## [Collected material]
----

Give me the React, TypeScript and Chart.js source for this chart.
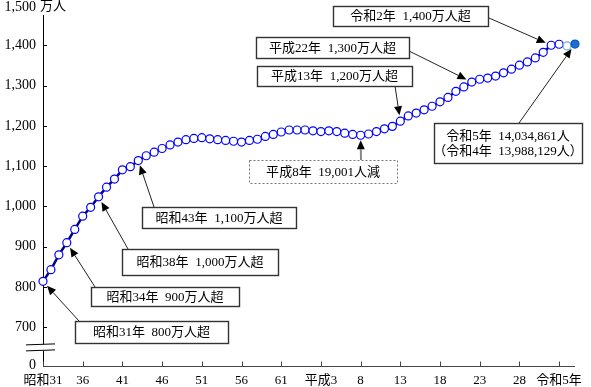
import React, { useEffect, useRef } from 'react';
import { Chart, registerables } from 'chart.js';

Chart.register(...registerables);

// ---- data (万人) ----
const years = [
  1956, 1957, 1958, 1959, 1960, 1961, 1962, 1963, 1964, 1965,
  1966, 1967, 1968, 1969, 1970, 1971, 1972, 1973, 1974, 1975,
  1976, 1977, 1978, 1979, 1980, 1981, 1982, 1983, 1984, 1985,
  1986, 1987, 1988, 1989, 1990, 1991, 1992, 1993, 1994, 1995,
  1996, 1997, 1998, 1999, 2000, 2001, 2002, 2003, 2004, 2005,
  2006, 2007, 2008, 2009, 2010, 2011, 2012, 2013, 2014, 2015,
  2016, 2017, 2018, 2019, 2020, 2021, 2022, 2023,
];
const population = [
  814, 843, 880, 910, 943, 976, 998, 1024, 1048, 1068,
  1091, 1099, 1114, 1126, 1135, 1144, 1153, 1160, 1166, 1169,
  1171, 1168, 1166, 1164, 1162, 1160, 1164, 1167, 1174, 1179,
  1185, 1190, 1190, 1190, 1188, 1186, 1188, 1186, 1182, 1179,
  1177, 1180, 1186, 1193, 1199, 1212, 1225, 1232, 1240, 1249,
  1260, 1271, 1286, 1297, 1309, 1316, 1319, 1324, 1332, 1341,
  1351, 1359, 1369, 1383, 1400.5, 1403, 1398.8, 1403.5,
];

const xTickYears = [1956, 1961, 1966, 1971, 1976, 1981, 1986, 1991, 1996, 2001, 2006, 2011, 2016, 2021];
const xTickLabels = ['昭和31', '36', '41', '46', '51', '56', '61', '平成3', '8', '13', '18', '23', '28', '令和5年'];
const yTickValues = [700, 800, 900, 1000, 1100, 1200, 1300, 1400];
const yBreakBase = 605; // shown as "0" below the axis break
const yTop = 1500;
const yTopLabel = '1,500';
const yUnit = '万人';

type Note = {
  lines: string[];
  year: number;
  box: [number, number, number, number]; // x, y, w, h
  from: [number, number];
  dashed?: boolean;
  gap: number;
};

const notes: Note[] = [
  { lines: ['令和2年  1,400万人超'], year: 2020, box: [333, 6, 155, 20], from: [489, 18], gap: 6 },
  { lines: ['平成22年  1,300万人超'], year: 2010, box: [256, 37, 153, 21], from: [409, 51], gap: 6 },
  { lines: ['平成13年  1,200万人超'], year: 2001, box: [257, 66, 155, 20], from: [395, 86], gap: 6 },
  { lines: ['令和5年  14,034,861人', '（令和4年  13,988,129人）'], year: 2023, box: [434, 123, 148, 40], from: [519, 123], gap: 6 },
  { lines: ['平成8年  19,001人減'], year: 1996, box: [249, 160, 148, 23], from: [361, 160], dashed: true, gap: 5 },
  { lines: ['昭和43年  1,100万人超'], year: 1968, box: [142, 207, 154, 21], from: [154, 207], gap: 5 },
  { lines: ['昭和38年  1,000万人超'], year: 1963, box: [122, 249, 156, 26], from: [128, 249], gap: 6 },
  { lines: ['昭和34年  900万人超'], year: 1959, box: [91, 287, 148, 19], from: [95, 287], gap: 6 },
  { lines: ['昭和31年  800万人超'], year: 1956, box: [75, 321, 153, 22], from: [79, 321], gap: 6 },
];

const FONT = "'Liberation Serif', 'Noto Sans CJK JP', serif";

function drawArrow(ctx: CanvasRenderingContext2D, x1: number, y1: number, x2: number, y2: number, color: string, lw: number) {
  const ang = Math.atan2(y2 - y1, x2 - x1);
  const hl = 9;
  const hw = 4;
  const bx = x2 - hl * Math.cos(ang);
  const by = y2 - hl * Math.sin(ang);
  ctx.save();
  ctx.strokeStyle = color;
  ctx.lineWidth = lw;
  ctx.beginPath();
  ctx.moveTo(x1, y1);
  ctx.lineTo(bx, by);
  ctx.stroke();
  ctx.fillStyle = '#000';
  ctx.beginPath();
  ctx.moveTo(x2, y2);
  ctx.lineTo(bx + hw * Math.sin(ang), by - hw * Math.cos(ang));
  ctx.lineTo(bx - hw * Math.sin(ang), by + hw * Math.cos(ang));
  ctx.closePath();
  ctx.fill();
  ctx.restore();
}

const axesPlugin = {
  id: 'customAxes',
  beforeDatasetsDraw(chart: any) {
    const ctx: CanvasRenderingContext2D = chart.ctx;
    const xs = chart.scales.x;
    const ys = chart.scales.y;
    const left = xs.left;
    const bottom = ys.bottom;
    ctx.save();
    ctx.strokeStyle = '#000';
    ctx.lineWidth = 1;
    // y axis
    ctx.beginPath();
    ctx.moveTo(left + 0.5, 15);
    ctx.lineTo(left + 0.5, bottom);
    ctx.stroke();
    // y ticks (inward)
    yTickValues.forEach((v) => {
      const y = Math.round(ys.getPixelForValue(v)) + 0.5;
      ctx.beginPath();
      ctx.moveTo(left, y);
      ctx.lineTo(left + 4, y);
      ctx.stroke();
    });
    // x axis
    ctx.strokeStyle = '#444';
    ctx.beginPath();
    ctx.moveTo(left, Math.round(bottom) + 0.5);
    ctx.lineTo(xs.right, Math.round(bottom) + 0.5);
    ctx.stroke();
    xTickYears.forEach((yr) => {
      const x = Math.round(xs.getPixelForValue(yr)) + 0.5;
      ctx.beginPath();
      ctx.moveTo(x, bottom - 4);
      ctx.lineTo(x, bottom + 1);
      ctx.stroke();
    });
    // axis break
    const yb = ys.getPixelForValue(650);
    ctx.fillStyle = '#fff';
    ctx.fillRect(26, yb - 3, 30, 6);
    ctx.strokeStyle = '#000';
    ctx.beginPath();
    ctx.moveTo(26, yb - 2.5);
    ctx.lineTo(55, yb - 3.5);
    ctx.moveTo(26, yb + 3.5);
    ctx.lineTo(55, yb + 2.5);
    ctx.stroke();
    // top label and unit
    ctx.fillStyle = '#000';
    ctx.font = `14px ${FONT}`;
    ctx.textBaseline = 'middle';
    ctx.textAlign = 'right';
    ctx.fillText(yTopLabel, left - 7, 7);
    ctx.font = `13px ${FONT}`;
    ctx.textAlign = 'left';
    ctx.fillText(yUnit, 40, 7);
    ctx.restore();
  },
  afterDatasetsDraw(chart: any) {
    const ctx: CanvasRenderingContext2D = chart.ctx;
    const xs = chart.scales.x;
    const ys = chart.scales.y;
    ctx.save();
    notes.forEach((n) => {
      const idx = years.indexOf(n.year);
      const px = xs.getPixelForValue(n.year);
      const py = ys.getPixelForValue(population[idx]);
      const dx = n.from[0] - px;
      const dy = n.from[1] - py;
      const d = Math.hypot(dx, dy);
      const tx = px + (dx / d) * n.gap;
      const ty = py + (dy / d) * n.gap;
      if (n.dashed) drawArrow(ctx, n.from[0], n.from[1], tx, ty, '#888', 2);
      else drawArrow(ctx, n.from[0], n.from[1], tx, ty, '#222', 1);

      const [bx, by, bw, bh] = n.box;
      ctx.fillStyle = '#fff';
      ctx.fillRect(bx, by, bw, bh);
      ctx.lineWidth = n.dashed ? 1 : 1.4;
      ctx.strokeStyle = n.dashed ? '#777' : '#333';
      ctx.setLineDash(n.dashed ? [2, 2] : []);
      ctx.strokeRect(bx + 0.5, by + 0.5, bw, bh);
      ctx.setLineDash([]);
      ctx.fillStyle = '#000';
      ctx.font = `13px ${FONT}`;
      ctx.textAlign = 'center';
      ctx.textBaseline = 'middle';
      const lh = 15;
      const cy = by + bh / 2 + 1;
      n.lines.forEach((t, i) => {
        ctx.fillText(t, bx + bw / 2, cy + (i - (n.lines.length - 1) / 2) * lh);
      });
    });
    ctx.restore();
  },
};

export default function App() {
  const ref = useRef<HTMLCanvasElement | null>(null);
  useEffect(() => {
    document.body.style.margin = '0';
    const canvas = ref.current;
    if (!canvas) return;
    const last = years.length - 1;
    const borderColors = years.map((_, i) => (i === last ? '#0a52b8' : i === last - 1 ? '#6aaee6' : '#0000ff'));
    const bgColors = years.map((_, i) => (i === last ? '#1a6fd6' : '#ffffff'));
    const chart = new Chart(canvas, {
      type: 'line',
      data: {
        datasets: [
          {
            data: years.map((y, i) => ({ x: y, y: population[i] })),
            borderColor: '#000080',
            borderWidth: 2.5,
            tension: 0,
            pointRadius: 4,
            pointBorderWidth: 1.2,
            pointBorderColor: borderColors,
            pointBackgroundColor: bgColors,
            clip: false as any,
          },
        ],
      },
      options: {
        animation: false,
        responsive: false,
        devicePixelRatio: 1,
        layout: { padding: { top: 4, right: 16, bottom: 0, left: 0 } },
        plugins: { legend: { display: false }, tooltip: { enabled: false } },
        scales: {
          x: {
            type: 'linear',
            min: years[0],
            max: years[years.length - 1],
            afterBuildTicks: (s: any) => {
              s.ticks = xTickYears.map((v) => ({ value: v }));
            },
            afterFit: (s: any) => {
              s.height = 21.5;
              s.paddingLeft = 0;
              s.paddingRight = 0;
            },
            ticks: {
              autoSkip: false,
              maxRotation: 0,
              minRotation: 0,
              padding: 7,
              color: '#000',
              font: { family: FONT, size: 13 },
              callback: (_v: any, i: number) => xTickLabels[i],
            },
            grid: { display: false, drawTicks: false },
            border: { display: false },
          },
          y: {
            type: 'linear',
            min: yBreakBase,
            max: yTop,
            afterBuildTicks: (s: any) => {
              s.ticks = [yBreakBase, ...yTickValues].map((v) => ({ value: v }));
            },
            afterFit: (s: any) => {
              s.width = 43;
              s.paddingTop = 0;
              s.paddingBottom = 0;
            },
            ticks: {
              padding: 7,
              color: '#000',
              font: { family: FONT, size: 14 },
              callback: (v: any) => (v === yBreakBase ? '0' : Number(v).toLocaleString('en-US')),
            },
            grid: { display: false, drawTicks: false },
            border: { display: false },
          },
        },
      },
      plugins: [axesPlugin],
    });
    return () => chart.destroy();
  }, []);
  return (
    <div style={{ width: 591, height: 387 }}>
      <canvas ref={ref} width={591} height={387} style={{ display: 'block' }} />
    </div>
  );
}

----

## [Objective]
With all pictures left out, please transcribe exactly the lines from the start of the material through the line with "Chart.register(...registerables);".

## [Finished answer]
Give me the React, TypeScript and Chart.js source for this chart.
import React, { useEffect, useRef } from 'react';
import { Chart, registerables } from 'chart.js';

Chart.register(...registerables);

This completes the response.